On October 2, 2003, Senator John Kerry voted for an $87 billion appropriation to fund U.S. military operations in Iraq and Afghanistan that was paired with rescinding some Bush tax cuts. It failed. Two weeks later, worried about Howard Dean's surging presidential campaign, Kerry joined only 11 other senators in voting against the $87 billion on final passage. Kerry later offered the immortal defense that he had voted for the $87 billion before voting against it.
On September 20, 2007, Senator Hillary Clinton voted for a convoluted Democratic resolution to condemn (without naming it) the ad in which MoveOn.org referred to the U.S. commander in Iraq as "General Betray Us," while also condemning attack ads from Max Cleland's 2002 Senate race and John Kerry's 2004 presidential run. (Power Line's John Hinderaker noted: "So, in the Democrats' view, General Petraeus is just another politician and MoveOn's slander is just another campaign ad.") The measure failed to get the requisite 60 votes. Later that day, worried about the party's leftist activists, Clinton (along with 23 other Democrats) voted against the following resolution:
To express the sense of the Senate that General David H. Petraeus, Commanding General, Multi-National Force-Iraq, deserves the full support of the Senate and strongly condemn personal attacks on the honor and integrity of General Petraeus and all members of the United States Armed Forces.
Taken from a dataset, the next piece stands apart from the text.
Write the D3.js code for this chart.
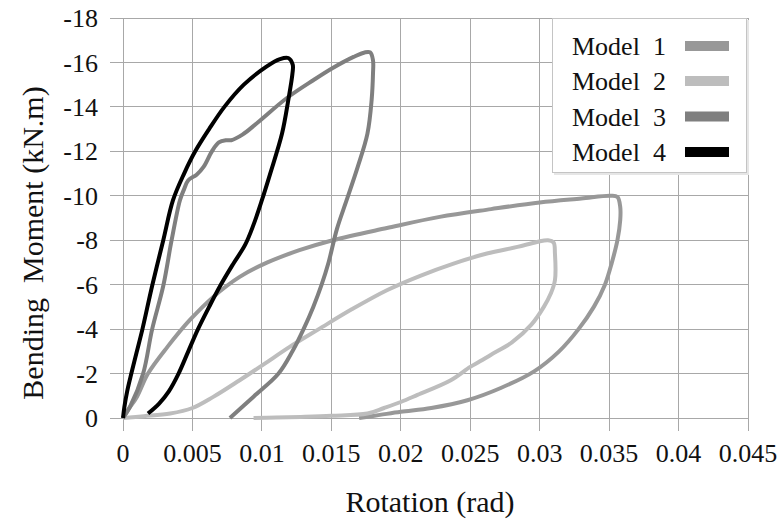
<!DOCTYPE html>
<html><head><meta charset="utf-8"><script src="https://cdn.jsdelivr.net/npm/d3@7/dist/d3.min.js"></script></head>
<body style="margin:0">
<svg id="chart" width="783" height="526"></svg>
<script>
// ---- Data ----
const xTicks = [0, 0.005, 0.01, 0.015, 0.02, 0.025, 0.03, 0.035, 0.04, 0.045];
const xTickLabels = ["0", "0.005", "0.01", "0.015", "0.02", "0.025", "0.03", "0.035", "0.04", "0.045"];
const yTicks = [0, -2, -4, -6, -8, -10, -12, -14, -16, -18];
const yTickLabels = ["0", "-2", "-4", "-6", "-8", "-10", "-12", "-14", "-16", "-18"];
const seriesNames = ["Model\u00a0\u00a01", "Model\u00a0\u00a02", "Model\u00a0\u00a03", "Model\u00a0\u00a04"];

const model1Rot = [0, 0.0004, 0.001, 0.0018, 0.0032, 0.0048, 0.0065, 0.0084, 0.0104, 0.0127, 0.0151, 0.019, 0.0228, 0.0265, 0.030, 0.0330, 0.0351, 0.0356, 0.0358, 0.0358, 0.0356, 0.0352, 0.0347, 0.0339, 0.0328, 0.0314, 0.0296, 0.0272, 0.0248, 0.0222, 0.0200, 0.0185, 0.0170];
const model1Mom = [0, -0.4, -0.95, -2, -3.2, -4.4, -5.45, -6.35, -7.0, -7.55, -8.0, -8.55, -9.05, -9.4, -9.7, -9.88, -10.0, -9.95, -9.5, -8.9, -8.0, -7.0, -6.0, -5.0, -4.0, -3.0, -2.1, -1.35, -0.8, -0.45, -0.28, -0.14, 0];

const model2Rot = [0, 0.0015, 0.0034, 0.005, 0.0065, 0.0084, 0.0101, 0.0120, 0.0141, 0.0165, 0.019, 0.0214, 0.0238, 0.0262, 0.0284, 0.0298, 0.0306, 0.0310, 0.0311, 0.0311, 0.0308, 0.0303, 0.0294, 0.0280, 0.0265, 0.0257, 0.0250, 0.0236, 0.0212, 0.0200, 0.0188, 0.0176, 0.0150, 0.0128, 0.0110, 0.0094];
const model2Mom = [0, -0.08, -0.2, -0.45, -0.95, -1.7, -2.4, -3.2, -4.0, -4.9, -5.75, -6.4, -6.95, -7.4, -7.7, -7.92, -8.0, -7.9, -7.4, -6.2, -5.6, -5.0, -4.2, -3.4, -2.85, -2.55, -2.3, -1.7, -1.04, -0.72, -0.45, -0.2, -0.1, -0.05, -0.02, 0];

const model3Rot = [0, 0.0005, 0.00145, 0.0021, 0.0029, 0.0035, 0.0041, 0.0044, 0.0047, 0.0053, 0.0058, 0.0064, 0.0069, 0.0074, 0.0078, 0.0086, 0.0097, 0.0118, 0.0137, 0.0151, 0.0166, 0.0174, 0.0178, 0.0180, 0.0180, 0.0179, 0.0176, 0.0169, 0.0161, 0.0154, 0.0148, 0.0143, 0.0137, 0.0130, 0.0122, 0.0112, 0.0094, 0.0077];
const model3Mom = [0, -0.5, -2, -4, -5.95, -8, -9.8, -10.3, -10.7, -10.95, -11.3, -12.0, -12.4, -12.5, -12.5, -12.75, -13.3, -14.4, -15.2, -15.75, -16.25, -16.45, -16.45, -16.1, -15.5, -14.3, -12.8, -11.3, -9.8, -8.5, -7.0, -6.0, -5.0, -4.0, -3.0, -2.0, -0.96, 0];

const model4Rot = [0, 0.0001, 0.0003, 0.0006, 0.001, 0.0014, 0.0021, 0.0029, 0.0036, 0.0044, 0.0052, 0.0062, 0.0073, 0.0087, 0.0103, 0.0113, 0.0119, 0.01222, 0.0122, 0.0119, 0.01145, 0.0106, 0.0100, 0.0094, 0.0088, 0.0079, 0.0070, 0.0062, 0.0054, 0.0047, 0.0040, 0.0033, 0.0026, 0.0018];
const model4Mom = [0, -0.5, -1.2, -2, -3, -4, -5.95, -8, -9.8, -11, -12, -13, -14, -15, -15.8, -16.15, -16.2, -15.9, -15.5, -14.3, -12.8, -11.0, -9.8, -8.7, -7.8, -6.9, -5.95, -5.0, -4.0, -3.0, -2.0, -1.2, -0.65, -0.2];

const colors = ["#989898", "#bdbdbd", "#7f7f7f", "#000000"];

// ---- Chart ----
const svg = d3.select("#chart");
const x = d3.scaleLinear().domain([0, 0.045]).range([123, 748]);
const y = d3.scaleLinear().domain([0, -18]).range([418, 18]);
const gridColor = "#a8a8a8";
function serif(sel) { return sel.attr("font-family", "Tinos").style("font-family", "Tinos"); }

// gridlines
svg.append("g").selectAll("line").data(yTicks).join("line")
  .attr("x1", x(0) - 13).attr("x2", x(0.045))
  .attr("y1", d => y(d)).attr("y2", d => y(d))
  .attr("stroke", gridColor).attr("stroke-width", 1).attr("shape-rendering", "crispEdges");
svg.append("g").selectAll("line").data(xTicks).join("line")
  .attr("x1", d => x(d)).attr("x2", d => x(d))
  .attr("y1", y(-18)).attr("y2", y(0) + 13)
  .attr("stroke", gridColor).attr("stroke-width", 1).attr("shape-rendering", "crispEdges");

// tick labels
svg.append("g").selectAll("text").data(xTicks).join("text")
  .attr("x", d => x(d)).attr("y", 462)
  .attr("text-anchor", "middle").attr("font-size", 26).attr("fill", "#111")
  .call(serif).text((d, i) => xTickLabels[i]);
svg.append("g").selectAll("text").data(yTicks).join("text")
  .attr("x", 98).attr("y", d => y(d)).attr("dy", "0.35em")
  .attr("text-anchor", "end").attr("font-size", 26).attr("fill", "#111")
  .call(serif).text((d, i) => yTickLabels[i]);

// axis titles
svg.append("text").attr("x", 430).attr("y", 512).attr("text-anchor", "middle")
  .attr("font-size", 30).attr("fill", "#111").call(serif).text("Rotation (rad)");
svg.append("text").attr("transform", "translate(43,243) rotate(-90)")
  .attr("text-anchor", "middle").attr("font-size", 30).attr("fill", "#111")
  .call(serif).text("Bending\u00a0\u00a0Moment (kN.m)");

// series
const series = [
  { rot: model1Rot, mom: model1Mom },
  { rot: model2Rot, mom: model2Mom },
  { rot: model3Rot, mom: model3Mom },
  { rot: model4Rot, mom: model4Mom }
];
const line = d3.line().x(d => x(d[0])).y(d => y(d[1])).curve(d3.curveCatmullRom.alpha(0.5));
series.forEach((s, i) => {
  const pts = s.rot.map((r, j) => [r, s.mom[j]]);
  svg.append("path").datum(pts).attr("d", line)
    .attr("fill", "none").attr("stroke", colors[i]).attr("stroke-width", 4)
    .attr("stroke-linejoin", "round").attr("stroke-linecap", "butt");
});

// legend
const lg = svg.append("g");
lg.append("rect").attr("x", 554).attr("y", 20).attr("width", 195).attr("height", 155).attr("fill", "#e6e6e6");
lg.append("rect").attr("x", 552.5).attr("y", 18.5).attr("width", 194).attr("height", 154)
  .attr("fill", "#fff").attr("stroke", "#c4c4c4").attr("stroke-width", 1);
const rowY = [46, 81, 116.5, 152];
seriesNames.forEach((n, i) => {
  lg.append("text").attr("x", 572).attr("y", rowY[i] + 9).attr("font-size", 26).attr("fill", "#111")
    .call(serif).text(n);
  lg.append("rect").attr("x", 685).attr("y", rowY[i] - 5).attr("width", 44).attr("height", 10).attr("fill", colors[i]);
});
</script>
</body>
</html>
This isn't the first time Hillary Clinton has voted for General Petraeus before voting against him. She voted to confirm him for his fourth star and his new position
on January 26, 2007, knowing that he would be executing a counterinsurgency strategy backed up by a surge of troops. Less than two months later, as the new strategy was just beginning to show results, she supported a motion to reverse course, begin to pull out troops, and abandon the new strategy.
Kerry's vote probably helped him overcome the Dean challenge in early 2004. It can't be an accident that Kerry and Edwards, two of the 12 senators who voted against the $87 billion on final passage, were the finalists in the Democratic race, while Joe Lieberman and Dick Gephardt, who voted for the $87 billion, got knocked out early. Perhaps Hillary Clinton is right to think that siding with MoveOn against General Petraeus will help her fend off the challenge of Barack Obama.
Or perhaps not. Obama refused to vote for or against the resolution condemning the MoveOn ad. He presented his refusal to vote as a principled stand against such a petty dispute: "The focus of the United States Senate should be on ending this war, not on criticizing newspaper advertisements." Obama continued, "By not casting a vote, I registered my protest against this empty politics."
Obama could afford to take this stand because he was against the war from the beginning. But Clinton has always been willing to do what it takes. In this instance it required silence in the face of MoveOn's slander of Petraeus. If one took the charges in the ad seriously, one would have to be in favor of relieving Petraeus of command. But Clinton has not called for that. She is not being serious about the war; she is trying to win the Democratic nomination. The Republican nominee in 2008 will be able to make the case that, as John McCain put it, "If you're not tough enough to repudiate a scurrilous, outrageous attack such as that, then I don't know how you're tough enough to be President of the United States."